*Task objective*
Transcribe all of the data exactly. Omit the pictures.

*Data segment*
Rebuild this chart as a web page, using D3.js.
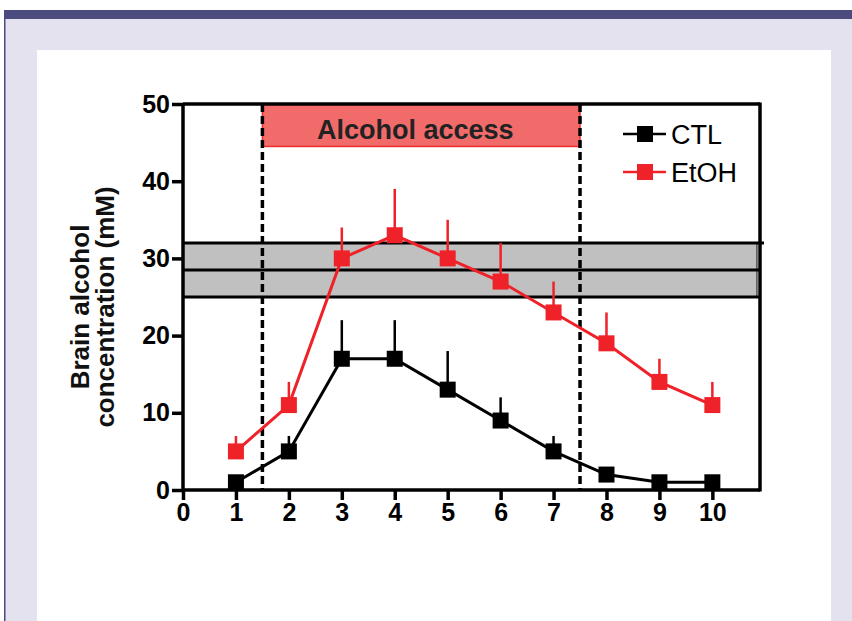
<!DOCTYPE html>
<html><head><meta charset="utf-8">
<script src="https://cdn.jsdelivr.net/npm/d3@7"></script>
<style>body{margin:0;padding:0;background:#fff}svg{display:block}</style>
</head><body>
<script>
const hours = [1,2,3,4,5,6,7,8,9,10];
const ctlMean = [1,5,17,17,13,9,5,2,1,1];
const ctlErr  = [0,2,5,5,5,3,2,0,0,0];
const etohMean = [5,11,30,33,30,27,23,19,14,11];
const etohErr  = [2,3,4,6,5,5,4,4,3,3];
const xTicks = [0,1,2,3,4,5,6,7,8,9,10];
const yTicks = [0,10,20,30,40,50];
const accessWindow = [1.5,7.5];
const bandRange = [25,32];
const bandMid = 28.5;
const seriesNames = ["CTL","EtOH"];

const W=852,H=621;
const svg=d3.select("body").append("svg").attr("width",W).attr("height",H);
// frame
svg.append("rect").attr("x",0).attr("y",0).attr("width",W).attr("height",H).attr("fill","#fff");
svg.append("rect").attr("x",5).attr("y",10).attr("width",W-5).attr("height",H-10).attr("fill","#e3e2ee");
svg.append("rect").attr("x",5).attr("y",10).attr("width",W-5).attr("height",9).attr("fill","#4b4b80");
svg.append("rect").attr("x",4).attr("y",10).attr("width",1.5).attr("height",H-10).attr("fill","#4b4b80");
svg.append("rect").attr("x",37).attr("y",50).attr("width",794).attr("height",H-50).attr("fill","#fff");

const x=d3.scaleLinear().domain([0,10.9]).range([183,760]);
const y=d3.scaleLinear().domain([0,50]).range([490,104]);
const font="Liberation Sans, Arial, Helvetica, sans-serif";

// gray band
svg.append("rect").attr("x",x(0)).attr("y",y(bandRange[1])).attr("width",x(10.9)-x(0)-3).attr("height",y(bandRange[0])-y(bandRange[1]))
  .attr("fill","#c0c0c0").attr("stroke","#000").attr("stroke-width",1);
[bandRange[0],bandRange[1]].forEach(v=>{
  svg.append("line").attr("x1",x(0)).attr("x2",x(10.9)+(v===bandRange[1]?4:0)).attr("y1",y(v)).attr("y2",y(v)).attr("stroke","#000").attr("stroke-width",3);
});
svg.append("line").attr("x1",x(0)).attr("x2",x(10.9)).attr("y1",y(bandMid)).attr("y2",y(bandMid)).attr("stroke","#000").attr("stroke-width",3);

// access box
svg.append("rect").attr("x",x(accessWindow[0])).attr("y",y(50)).attr("width",x(accessWindow[1])-x(accessWindow[0])).attr("height",y(44.5)-y(50))
  .attr("fill","#f26b6b").attr("stroke","#ee2a2a").attr("stroke-width",1.5);
svg.append("text").attr("x",(x(accessWindow[0])+x(accessWindow[1]))/2-6).attr("y",139)
  .attr("text-anchor","middle").attr("font-family",font).attr("font-weight","bold").attr("font-size",27).attr("fill","#222").text("Alcohol access");

// dashed lines
accessWindow.forEach(v=>{
  svg.append("line").attr("x1",x(v)).attr("x2",x(v)).attr("y1",y(50)).attr("y2",y(0)).attr("stroke","#000").attr("stroke-width",3.5).attr("stroke-dasharray","8,4");
});

// plot border right & top
svg.append("line").attr("x1",x(0)).attr("x2",x(10.9)).attr("y1",y(50)).attr("y2",y(50)).attr("stroke","#000").attr("stroke-width",3.5);
svg.append("line").attr("x1",x(10.9)).attr("x2",x(10.9)).attr("y1",y(50)-1.5).attr("y2",y(0)+1.5).attr("stroke","#000").attr("stroke-width",3.5);

// axes
const xAxis=svg.append("g").attr("transform",`translate(0,${y(0)})`).call(d3.axisBottom(x).tickValues(xTicks).tickSize(10).tickPadding(3).tickFormat(d3.format("d")));
const yAxis=svg.append("g").attr("transform",`translate(${x(0)},0)`).call(d3.axisLeft(y).tickValues(yTicks).tickSize(11).tickPadding(2).tickFormat(d3.format("d")));
[xAxis,yAxis].forEach(g=>{
  g.attr("font-size",25).attr("font-family",font);
  g.select(".domain").attr("stroke","#000").attr("stroke-width",3.5);
  g.selectAll(".tick line").attr("stroke","#000").attr("stroke-width",3.5);
  g.selectAll(".tick text").attr("font-family",font).attr("font-weight","bold").attr("font-size",25).attr("fill","#000");
});
xAxis.select(".domain").attr("d",`M${x(0)},0H${x(10.9)}`);
yAxis.select(".domain").attr("d",`M0,${y(0)}V${y(50)}`);

// y label
const yl=svg.append("text").attr("transform",`translate(89,307) rotate(-90)`).attr("text-anchor","middle")
  .attr("font-family",font).attr("font-weight","bold").attr("font-size",26).attr("fill","#111");
yl.append("tspan").attr("x",0).attr("dy",0).text("Brain alcohol");
yl.append("tspan").attr("x",0).attr("dy",25).text("concentration (mM)");

// series
function drawSeries(mean,err,color){
  const g=svg.append("g");
  hours.forEach((h,i)=>{
    if(err[i]>0) g.append("line").attr("x1",x(h)).attr("x2",x(h)).attr("y1",y(mean[i])).attr("y2",y(mean[i]+err[i])).attr("stroke",color).attr("stroke-width",2.5);
  });
  g.append("path").datum(hours.map((h,i)=>[h,mean[i]])).attr("fill","none").attr("stroke",color).attr("stroke-width",3)
    .attr("d",d3.line().x(d=>x(d[0])).y(d=>y(d[1])));
  g.selectAll("rect").data(hours.map((h,i)=>[h,mean[i]])).join("rect")
    .attr("x",d=>x(d[0])-8).attr("y",d=>y(d[1])-8).attr("width",16).attr("height",16).attr("fill",color);
}
drawSeries(ctlMean,ctlErr,"#000");
drawSeries(etohMean,etohErr,"#ee2228");

// legend
const legColors=["#000","#ee2228"];
seriesNames.forEach((n,i)=>{
  const ly=134+i*38;
  svg.append("line").attr("x1",623).attr("x2",666).attr("y1",ly).attr("y2",ly).attr("stroke",legColors[i]).attr("stroke-width",2.5);
  svg.append("rect").attr("x",637).attr("y",ly-8).attr("width",16).attr("height",16).attr("fill",legColors[i]);
  svg.append("text").attr("x",671).attr("y",ly+10).attr("font-family",font).attr("font-size",27).attr("fill","#000").text(n);
});
</script>
</body></html>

*The answer*
Rebuild this chart as a web page, using D3.js.
<!DOCTYPE html>
<html><head><meta charset="utf-8">
<script src="https://cdn.jsdelivr.net/npm/d3@7"></script>
<style>body{margin:0;padding:0;background:#fff}svg{display:block}</style>
</head><body>
<script>
const hours = [1,2,3,4,5,6,7,8,9,10];
const ctlMean = [1,5,17,17,13,9,5,2,1,1];
const ctlErr  = [0,2,5,5,5,3,2,0,0,0];
const etohMean = [5,11,30,33,30,27,23,19,14,11];
const etohErr  = [2,3,4,6,5,5,4,4,3,3];
const xTicks = [0,1,2,3,4,5,6,7,8,9,10];
const yTicks = [0,10,20,30,40,50];
const accessWindow = [1.5,7.5];
const bandRange = [25,32];
const bandMid = 28.5;
const seriesNames = ["CTL","EtOH"];

const W=852,H=621;
const svg=d3.select("body").append("svg").attr("width",W).attr("height",H);
// frame
svg.append("rect").attr("x",0).attr("y",0).attr("width",W).attr("height",H).attr("fill","#fff");
svg.append("rect").attr("x",5).attr("y",10).attr("width",W-5).attr("height",H-10).attr("fill","#e3e2ee");
svg.append("rect").attr("x",5).attr("y",10).attr("width",W-5).attr("height",9).attr("fill","#4b4b80");
svg.append("rect").attr("x",4).attr("y",10).attr("width",1.5).attr("height",H-10).attr("fill","#4b4b80");
svg.append("rect").attr("x",37).attr("y",50).attr("width",794).attr("height",H-50).attr("fill","#fff");

const x=d3.scaleLinear().domain([0,10.9]).range([183,760]);
const y=d3.scaleLinear().domain([0,50]).range([490,104]);
const font="Liberation Sans, Arial, Helvetica, sans-serif";

// gray band
svg.append("rect").attr("x",x(0)).attr("y",y(bandRange[1])).attr("width",x(10.9)-x(0)-3).attr("height",y(bandRange[0])-y(bandRange[1]))
  .attr("fill","#c0c0c0").attr("stroke","#000").attr("stroke-width",1);
[bandRange[0],bandRange[1]].forEach(v=>{
  svg.append("line").attr("x1",x(0)).attr("x2",x(10.9)+(v===bandRange[1]?4:0)).attr("y1",y(v)).attr("y2",y(v)).attr("stroke","#000").attr("stroke-width",3);
});
svg.append("line").attr("x1",x(0)).attr("x2",x(10.9)).attr("y1",y(bandMid)).attr("y2",y(bandMid)).attr("stroke","#000").attr("stroke-width",3);

// access box
svg.append("rect").attr("x",x(accessWindow[0])).attr("y",y(50)).attr("width",x(accessWindow[1])-x(accessWindow[0])).attr("height",y(44.5)-y(50))
  .attr("fill","#f26b6b").attr("stroke","#ee2a2a").attr("stroke-width",1.5);
svg.append("text").attr("x",(x(accessWindow[0])+x(accessWindow[1]))/2-6).attr("y",139)
  .attr("text-anchor","middle").attr("font-family",font).attr("font-weight","bold").attr("font-size",27).attr("fill","#222").text("Alcohol access");

// dashed lines
accessWindow.forEach(v=>{
  svg.append("line").attr("x1",x(v)).attr("x2",x(v)).attr("y1",y(50)).attr("y2",y(0)).attr("stroke","#000").attr("stroke-width",3.5).attr("stroke-dasharray","8,4");
});

// plot border right & top
svg.append("line").attr("x1",x(0)).attr("x2",x(10.9)).attr("y1",y(50)).attr("y2",y(50)).attr("stroke","#000").attr("stroke-width",3.5);
svg.append("line").attr("x1",x(10.9)).attr("x2",x(10.9)).attr("y1",y(50)-1.5).attr("y2",y(0)+1.5).attr("stroke","#000").attr("stroke-width",3.5);

// axes
const xAxis=svg.append("g").attr("transform",`translate(0,${y(0)})`).call(d3.axisBottom(x).tickValues(xTicks).tickSize(10).tickPadding(3).tickFormat(d3.format("d")));
const yAxis=svg.append("g").attr("transform",`translate(${x(0)},0)`).call(d3.axisLeft(y).tickValues(yTicks).tickSize(11).tickPadding(2).tickFormat(d3.format("d")));
[xAxis,yAxis].forEach(g=>{
  g.attr("font-size",25).attr("font-family",font);
  g.select(".domain").attr("stroke","#000").attr("stroke-width",3.5);
  g.selectAll(".tick line").attr("stroke","#000").attr("stroke-width",3.5);
  g.selectAll(".tick text").attr("font-family",font).attr("font-weight","bold").attr("font-size",25).attr("fill","#000");
});
xAxis.select(".domain").attr("d",`M${x(0)},0H${x(10.9)}`);
yAxis.select(".domain").attr("d",`M0,${y(0)}V${y(50)}`);

// y label
const yl=svg.append("text").attr("transform",`translate(89,307) rotate(-90)`).attr("text-anchor","middle")
  .attr("font-family",font).attr("font-weight","bold").attr("font-size",26).attr("fill","#111");
yl.append("tspan").attr("x",0).attr("dy",0).text("Brain alcohol");
yl.append("tspan").attr("x",0).attr("dy",25).text("concentration (mM)");

// series
function drawSeries(mean,err,color){
  const g=svg.append("g");
  hours.forEach((h,i)=>{
    if(err[i]>0) g.append("line").attr("x1",x(h)).attr("x2",x(h)).attr("y1",y(mean[i])).attr("y2",y(mean[i]+err[i])).attr("stroke",color).attr("stroke-width",2.5);
  });
  g.append("path").datum(hours.map((h,i)=>[h,mean[i]])).attr("fill","none").attr("stroke",color).attr("stroke-width",3)
    .attr("d",d3.line().x(d=>x(d[0])).y(d=>y(d[1])));
  g.selectAll("rect").data(hours.map((h,i)=>[h,mean[i]])).join("rect")
    .attr("x",d=>x(d[0])-8).attr("y",d=>y(d[1])-8).attr("width",16).attr("height",16).attr("fill",color);
}
drawSeries(ctlMean,ctlErr,"#000");
drawSeries(etohMean,etohErr,"#ee2228");

// legend
const legColors=["#000","#ee2228"];
seriesNames.forEach((n,i)=>{
  const ly=134+i*38;
  svg.append("line").attr("x1",623).attr("x2",666).attr("y1",ly).attr("y2",ly).attr("stroke",legColors[i]).attr("stroke-width",2.5);
  svg.append("rect").attr("x",637).attr("y",ly-8).attr("width",16).attr("height",16).attr("fill",legColors[i]);
  svg.append("text").attr("x",671).attr("y",ly+10).attr("font-family",font).attr("font-size",27).attr("fill","#000").text(n);
});
</script>
</body></html>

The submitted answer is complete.